What is the difference between a mood board and a style guide?
A mood board is an exploratory, directional tool used at the beginning of a project to establish creative vision. It shows the intended feel and aesthetic territory through collected references. A style guide is a definitive, prescriptive document created after the design work is complete. It specifies exact colors, typefaces, spacing, logo usage rules, and other standards that govern how the brand identity is applied. The mood board inspires the design; the style guide codifies it.
Can I use Pinterest as a mood board?
Pinterest is excellent for the research and collection phase of mood board creation, but it has significant limitations as a presentation tool. Pinterest boards lack compositional control, meaning you cannot arrange elements with intention, control scale relationships, or create the visual hierarchy that makes a mood board effective. Use Pinterest to gather inspiration, then transfer your curated selections into Figma, Milanote, or another design tool where you can arrange, annotate, and present them with the precision the project requires.
Do I need a mood board for every project?
Not necessarily, but the projects that benefit from mood boards far outnumber those that do not.

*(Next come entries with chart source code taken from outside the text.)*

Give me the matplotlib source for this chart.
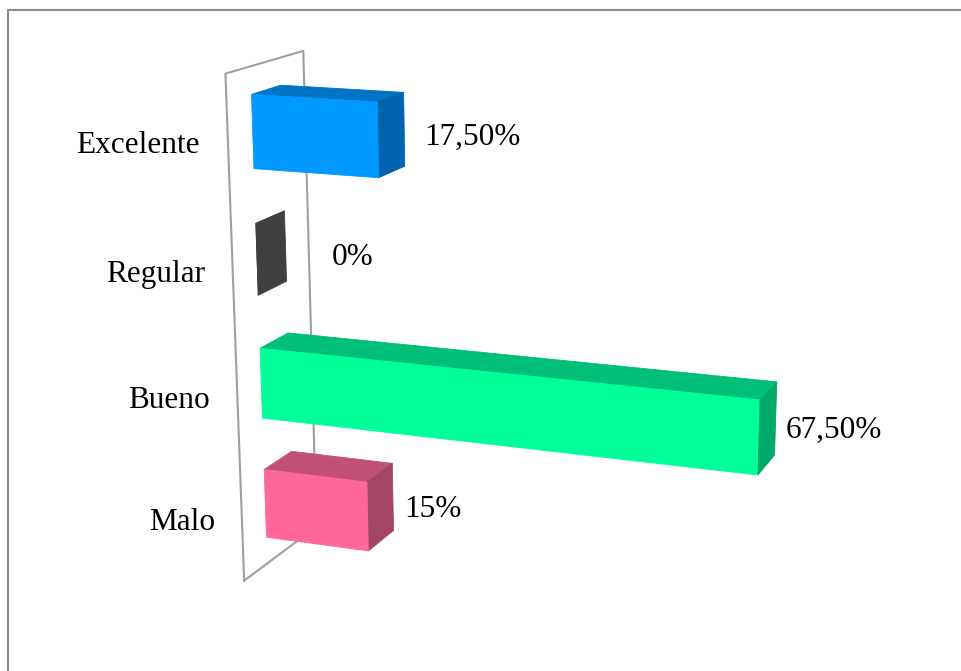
import numpy as np
import matplotlib
matplotlib.use("Agg")
import matplotlib.pyplot as plt
from matplotlib.patches import Rectangle

categories = ["Excelente", "Regular", "Bueno", "Malo"]
values = [17.5, 0.0, 67.5, 15.0]
value_labels = ["17,50%", "0%", "67,50%", "15%"]
label_gap = [4.6, 8.7, 2.25, 3.4]  # space between bar end and its label, value units

front_colors = ["#0099ff", "#404040", "#00ff99", "#ff6699"]
top_colors = ["#0073c6", "#404040", "#00bf78", "#c05078"]
side_colors = ["#0064ae", "#404040", "#00a86a", "#a64468"]

W, H = 961, 671
fig = plt.figure(figsize=(W / 100, H / 100), dpi=100)
fig.patches.append(Rectangle((8 / W, -0.1), 1.1, (H - 10) / H + 0.1,
                             transform=fig.transFigure, fill=False,
                             edgecolor="#8c8c8c", linewidth=1.5))

# square 3d axes; the camera looks at the middle of the data box
S = 776
cx, cy = 521.3, 350.4
ax = fig.add_axes([(cx - S / 2) / W, (H - cy - S / 2) / H, S / W, S / H],
                  projection="3d")
ax.set_proj_type("persp", focal_length=0.523)
ax.view_init(elev=15.3, azim=-69.77)
ax.set_box_aspect((1, 0.301, 0.922))
ax.set_xlim(0, 72.95)
ax.set_ylim(0, 1)
zlo, zhi = -0.51, 3.5
ax.set_zlim(zlo, zhi)
ax.set_axis_off()
ax.computed_zorder = False

n = len(categories)
zc = np.arange(n)[::-1].astype(float)
bar_h = 0.572
y0, dy = 0.307, 0.376

# face order in bar3d: -z, +z, -y, +y, -x, +x
clear = (1, 1, 1, 0)
face_colors = []
for f, t, s in zip(front_colors, top_colors, side_colors):
    face_colors += [clear, t, f, clear, clear, s]

# back wall outline at value 0
ax.plot([0, 0, 0, 0, 0], [0, 1, 1, 0, 0], [zlo, zlo, zhi, zhi, zlo],
        color="#a0a0a0", linewidth=1.5, zorder=1, clip_on=False)

ax.bar3d(np.zeros(n), np.full(n, y0), zc - bar_h / 2, values,
         np.full(n, dy), np.full(n, bar_h), color=face_colors,
         edgecolor=face_colors, linewidth=0.6, shade=False, zorder=2)

font = dict(fontsize=22.5, family="Liberation Serif", zorder=3)
for z, cat in zip(zc, categories):
    ax.text(-4, 0, z - 0.05, cat, ha="right", va="center", **font)
for v, lab, gap, z in zip(values, value_labels, label_gap, zc):
    ax.text(v + gap, y0 + dy / 2, z, lab, ha="left", va="center", **font)

fig.savefig("out.png", dpi=100)
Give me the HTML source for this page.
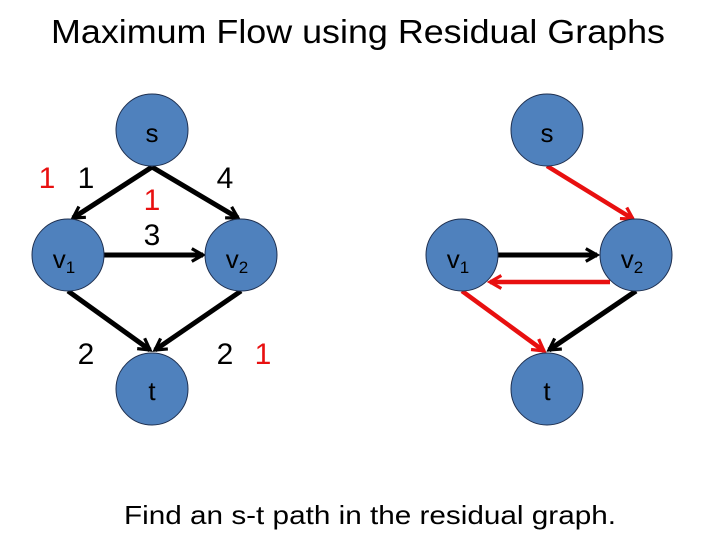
<!DOCTYPE html>
<html><head><meta charset="utf-8"><style>html,body{margin:0;padding:0;background:#fff}svg{display:block}</style></head>
<body>
<svg width="720" height="540" viewBox="0 0 720 540" xmlns="http://www.w3.org/2000/svg" font-family="Liberation Sans, sans-serif">
<defs>
<marker id="ab" viewBox="0 0 10 10" refX="8" refY="5" markerWidth="3.2" markerHeight="3.2" orient="auto" markerUnits="strokeWidth"><path d="M1,1 L8,5 L1,9" fill="none" stroke="#000" stroke-width="2"/></marker>
<marker id="ar" viewBox="0 0 10 10" refX="8" refY="5" markerWidth="3.6" markerHeight="3.6" orient="auto" markerUnits="strokeWidth"><path d="M1,1 L8,5 L1,9" fill="none" stroke="#e81010" stroke-width="2"/></marker>
</defs>
<text x="358" y="43" font-size="33" text-anchor="middle" textLength="614" lengthAdjust="spacingAndGlyphs" fill="#000">Maximum Flow using Residual Graphs</text>
<g stroke="#000" stroke-width="5" fill="none">
<line x1="152" y1="167" x2="73" y2="218" marker-end="url(#ab)"/>
<line x1="152" y1="167" x2="238" y2="218" marker-end="url(#ab)"/>
<line x1="104" y1="255" x2="203" y2="255" marker-end="url(#ab)"/>
<line x1="68" y1="291" x2="150" y2="350" marker-end="url(#ab)"/>
<line x1="241" y1="291" x2="155" y2="350" marker-end="url(#ab)"/>
<line x1="498" y1="255" x2="597" y2="255" marker-end="url(#ab)"/>
<line x1="636" y1="291" x2="549" y2="350" marker-end="url(#ab)"/>
</g>
<g stroke="#e81010" stroke-width="4.5" fill="none">
<line x1="547" y1="166" x2="633" y2="219" marker-end="url(#ar)"/>
<line x1="610" y1="282" x2="490" y2="282" marker-end="url(#ar)"/>
<line x1="462" y1="291" x2="544" y2="351" marker-end="url(#ar)"/>
</g>
<g fill="#4f81bd" stroke="#1f3050" stroke-width="1">
<circle cx="152" cy="130" r="36"/><circle cx="68" cy="255" r="36"/><circle cx="241" cy="255" r="36"/><circle cx="152" cy="389" r="36"/>
<circle cx="547" cy="130" r="36"/><circle cx="462" cy="255" r="36"/><circle cx="636" cy="255" r="36"/><circle cx="547" cy="389" r="36"/>
</g>
<g font-size="26" fill="#000" text-anchor="middle">
<text x="152" y="142">s</text><text x="547" y="142">s</text>
<text x="152" y="400">t</text><text x="547" y="400">t</text>
<text x="64" y="268">v<tspan font-size="17" dy="5">1</tspan></text>
<text x="237" y="268">v<tspan font-size="17" dy="5">2</tspan></text>
<text x="458" y="268">v<tspan font-size="17" dy="5">1</tspan></text>
<text x="632" y="268">v<tspan font-size="17" dy="5">2</tspan></text>
</g>
<g font-size="30" text-anchor="middle">
<text x="47" y="188" fill="#e81010">1</text>
<text x="86" y="188">1</text>
<text x="152" y="210" fill="#e81010">1</text>
<text x="152" y="245">3</text>
<text x="225" y="188">4</text>
<text x="86" y="364">2</text>
<text x="225" y="364">2</text>
<text x="263" y="364" fill="#e81010">1</text>
</g>
<text x="370" y="524" font-size="26" text-anchor="middle" textLength="492" lengthAdjust="spacingAndGlyphs">Find an s-t path in the residual graph.</text>
</svg>
</body></html>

Any project involving subjective aesthetic decisions, particularly branding, web design, packaging, and editorial design, benefits from the alignment and clarity a mood board provides. Small projects with a well-established visual identity and a clear brief may not need one. However, for new client relationships, large-scale projects, or any work where the creative direction is not yet defined, investing time in a mood board consistently saves more time than it costs.